Closing of the Private Placement is subject to a number of conditions, including receipt of all necessary corporate and regulatory approvals, including that of the TSX Venture Exchange.

The securities offered have not been registered under the U.S. Securities Act of 1933, as amended, and may not be offered or sold in the United States absent registration or an applicable exemption from the registration requirements. This press release shall not constitute an offer to sell or the solicitation of an offer to buy nor shall there be any sale of the securities in any State in which such an offer, solicitation or sale would be unlawful.

Shares for Debt Issuance

Additionally, the Company is pleased to announce that, further to its news release dated November 18, 2024, it has settled C$117,500.00 of accrued directors' and officers' fees owed to certain directors and officers of the Company through the issuance of an aggregate of 11,750,000 Common Shares of the Company at a price of C$0.01 per Common Share (the "Shares for Debt").

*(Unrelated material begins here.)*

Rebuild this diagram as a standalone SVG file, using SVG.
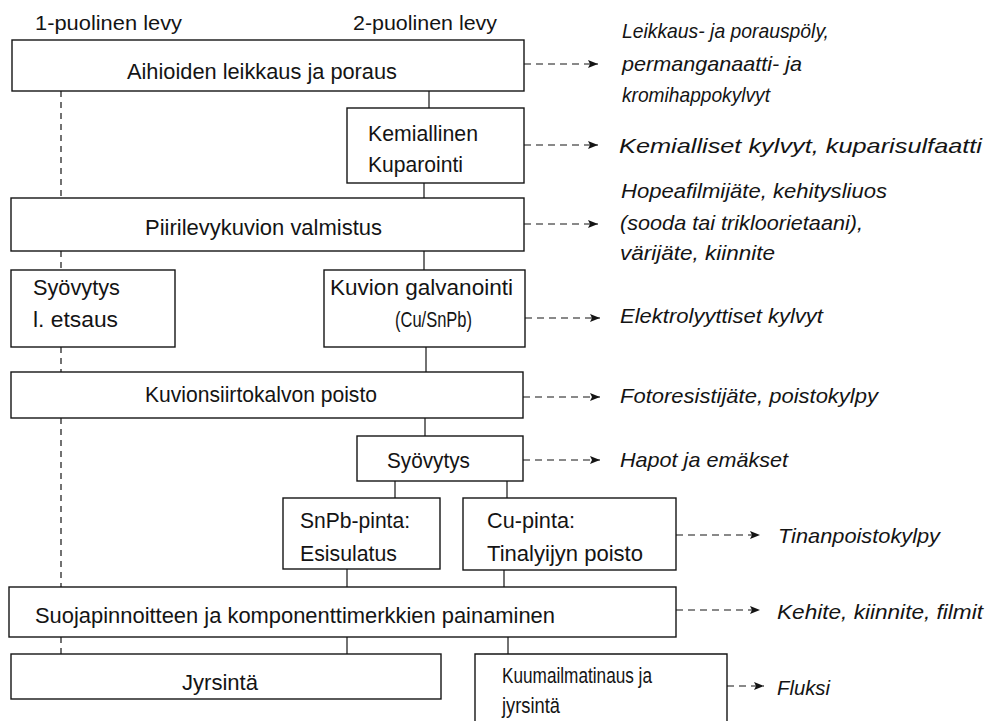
<svg xmlns="http://www.w3.org/2000/svg" width="989" height="721" viewBox="0 0 989 721">
<style>
  .box { fill: none; stroke: #141414; stroke-width: 1.4; }
  .t { font-family: "Liberation Sans", Arial, sans-serif; font-size: 22px; fill: #141414; }
  .h { font-family: "Liberation Sans", Arial, sans-serif; font-size: 21px; fill: #141414; }
  .o { font-family: "Liberation Sans", Arial, sans-serif; font-size: 21px; font-style: italic; fill: #141414; }
  .v { stroke: #141414; stroke-width: 1.2; fill: none; }
  .vd { stroke: #141414; stroke-width: 1.2; fill: none; stroke-dasharray: 6 5; }
  .ar { stroke: #141414; stroke-width: 1.2; fill: none; stroke-dasharray: 7 5; marker-end: url(#ah); }
</style>
<defs>
  <marker id="ah" viewBox="0 0 10 8" refX="10" refY="4" markerWidth="10" markerHeight="8" markerUnits="userSpaceOnUse" orient="auto">
    <path d="M0,0 L10,4 L0,8 L2,4 Z" fill="#141414"/>
  </marker>
</defs>

<g id="headers">
  <text class="h" x="35" y="30" textLength="147" lengthAdjust="spacingAndGlyphs">1-puolinen levy</text>
  <text class="h" x="353" y="30" textLength="144" lengthAdjust="spacingAndGlyphs">2-puolinen levy</text>
</g>

<g id="connectors">
  <line class="vd" x1="61" y1="91" x2="61" y2="198"/>
  <line class="v" x1="429" y1="91" x2="429" y2="108"/>
  <line class="v" x1="424" y1="183" x2="424" y2="198"/>
  <line class="vd" x1="61" y1="251" x2="61" y2="270"/>
  <line class="v" x1="424" y1="251" x2="424" y2="270"/>
  <line class="vd" x1="61" y1="347" x2="61" y2="372"/>
  <line class="v" x1="426" y1="347" x2="426" y2="372"/>
  <line class="vd" x1="61" y1="418" x2="61" y2="587"/>
  <line class="v" x1="425" y1="418" x2="425" y2="436"/>
  <line class="v" x1="395" y1="481" x2="395" y2="498"/>
  <line class="v" x1="507" y1="481" x2="507" y2="498"/>
  <line class="v" x1="347" y1="569" x2="347" y2="587"/>
  <line class="v" x1="504" y1="570" x2="504" y2="587"/>
  <line class="vd" x1="61" y1="637" x2="61" y2="654"/>
  <line class="v" x1="347" y1="637" x2="347" y2="654"/>
  <line class="v" x1="508" y1="637" x2="508" y2="654"/>

  <line class="ar" x1="524" y1="64" x2="598" y2="64"/>
  <line class="ar" x1="524" y1="145" x2="598" y2="145"/>
  <line class="ar" x1="524" y1="224" x2="598" y2="224"/>
  <line class="ar" x1="525" y1="318" x2="600" y2="318"/>
  <line class="ar" x1="523" y1="397" x2="600" y2="397"/>
  <line class="ar" x1="523" y1="460" x2="600" y2="460"/>
  <line class="ar" x1="676" y1="535" x2="760" y2="535"/>
  <line class="ar" x1="676" y1="610" x2="760" y2="610"/>
  <line class="ar" x1="727" y1="686" x2="764" y2="686"/>
</g>

<g id="n1">
  <rect class="box" x="12" y="40" width="512" height="51"/>
  <text class="t" x="127" y="79" textLength="270" lengthAdjust="spacingAndGlyphs">Aihioiden leikkaus ja poraus</text>
</g>
<g id="n2">
  <rect class="box" x="347" y="108" width="177" height="75"/>
  <text class="t" x="368" y="141" textLength="110" lengthAdjust="spacingAndGlyphs">Kemiallinen</text>
  <text class="t" x="368" y="172" textLength="95" lengthAdjust="spacingAndGlyphs">Kuparointi</text>
</g>
<g id="n3">
  <rect class="box" x="11" y="198" width="513" height="53"/>
  <text class="t" x="145" y="235" textLength="237" lengthAdjust="spacingAndGlyphs">Piirilevykuvion valmistus</text>
</g>
<g id="n4">
  <rect class="box" x="11" y="270" width="164" height="77"/>
  <text class="t" x="33" y="295" textLength="87" lengthAdjust="spacingAndGlyphs">Syövytys</text>
  <text class="t" x="33" y="327" textLength="85" lengthAdjust="spacingAndGlyphs">l. etsaus</text>
</g>
<g id="n5">
  <rect class="box" x="324" y="270" width="201" height="77"/>
  <text class="t" x="330" y="295" textLength="183" lengthAdjust="spacingAndGlyphs">Kuvion galvanointi</text>
  <text class="t" x="395" y="327" textLength="77" lengthAdjust="spacingAndGlyphs">(Cu/SnPb)</text>
</g>
<g id="n6">
  <rect class="box" x="11" y="372" width="512" height="46"/>
  <text class="t" x="145" y="402" textLength="232" lengthAdjust="spacingAndGlyphs">Kuvionsiirtokalvon poisto</text>
</g>
<g id="n7">
  <rect class="box" x="357" y="436" width="166" height="45"/>
  <text class="t" x="387" y="468" textLength="83" lengthAdjust="spacingAndGlyphs">Syövytys</text>
</g>
<g id="n8">
  <rect class="box" x="283" y="498" width="157" height="71"/>
  <text class="t" x="300" y="528" textLength="110" lengthAdjust="spacingAndGlyphs">SnPb-pinta:</text>
  <text class="t" x="300" y="561" textLength="97" lengthAdjust="spacingAndGlyphs">Esisulatus</text>
</g>
<g id="n9">
  <rect class="box" x="463" y="498" width="213" height="72"/>
  <text class="t" x="487" y="528" textLength="88" lengthAdjust="spacingAndGlyphs">Cu-pinta:</text>
  <text class="t" x="487" y="561" textLength="156" lengthAdjust="spacingAndGlyphs">Tinalyijyn poisto</text>
</g>
<g id="n10">
  <rect class="box" x="9" y="587" width="667" height="50"/>
  <text class="t" x="35" y="623" textLength="520" lengthAdjust="spacingAndGlyphs">Suojapinnoitteen ja komponenttimerkkien painaminen</text>
</g>
<g id="n11">
  <rect class="box" x="11" y="654" width="430" height="45"/>
  <text class="t" x="182" y="690" textLength="76" lengthAdjust="spacingAndGlyphs">Jyrsintä</text>
</g>
<g id="n12">
  <path class="box" d="M475,722 L475,654 L727,654 L727,722"/>
  <text class="t" x="502" y="683" textLength="150" lengthAdjust="spacingAndGlyphs">Kuumailmatinaus ja</text>
  <text class="t" x="502" y="713" textLength="58" lengthAdjust="spacingAndGlyphs">jyrsintä</text>
</g>

<g id="outputs">
  <text class="o" x="622" y="38" textLength="207" lengthAdjust="spacingAndGlyphs">Leikkaus- ja porauspöly,</text>
  <text class="o" x="622" y="71" textLength="180" lengthAdjust="spacingAndGlyphs">permanganaatti- ja</text>
  <text class="o" x="622" y="102" textLength="148" lengthAdjust="spacingAndGlyphs">kromihappokylvyt</text>
  <text class="o" x="619" y="153" textLength="363" lengthAdjust="spacingAndGlyphs">Kemialliset kylvyt, kuparisulfaatti</text>
  <text class="o" x="621" y="198" textLength="266" lengthAdjust="spacingAndGlyphs">Hopeafilmijäte, kehitysliuos</text>
  <text class="o" x="620" y="230" textLength="243" lengthAdjust="spacingAndGlyphs">(sooda tai trikloorietaani),</text>
  <text class="o" x="620" y="260" textLength="155" lengthAdjust="spacingAndGlyphs">värijäte, kiinnite</text>
  <text class="o" x="620" y="323" textLength="203" lengthAdjust="spacingAndGlyphs">Elektrolyyttiset kylvyt</text>
  <text class="o" x="620" y="403" textLength="258" lengthAdjust="spacingAndGlyphs">Fotoresistijäte, poistokylpy</text>
  <text class="o" x="620" y="467" textLength="168" lengthAdjust="spacingAndGlyphs">Hapot ja emäkset</text>
  <text class="o" x="778" y="543" textLength="162" lengthAdjust="spacingAndGlyphs">Tinanpoistokylpy</text>
  <text class="o" x="777" y="619" textLength="206" lengthAdjust="spacingAndGlyphs">Kehite, kiinnite, filmit</text>
  <text class="o" x="777" y="695" textLength="53" lengthAdjust="spacingAndGlyphs">Fluksi</text>
</g>
</svg>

The Shares for Debt transaction was approved by the TSX Venture Exchange on December 04, 2024. The Common Shares issued pursuant to the Shares for Debt are subject to a statutory four-month hold period from the date of issuance.

The Shares for Debt with each of the certain directors and the Chief Executive Officer and Chief Financial Officer constitutes a "related party transaction" under Policy 5.9 of the TSX Venture Exchange and Multilateral Instrument 61-101 - Protection of Minority Security Holders in Special Transactions ("MI 61-101"). The Shares for Debt with each of these individuals is exempt from the minority approval and formal valuation requirements of MI 61-101 pursuant to subsections 5.5(a) and 5.7(1)(a) of MI 61-101 as neither the fair market value of the debt, nor the fair market value of the shares to be issued in settlement of the debt, exceeds 25% of the Company's market capitalization.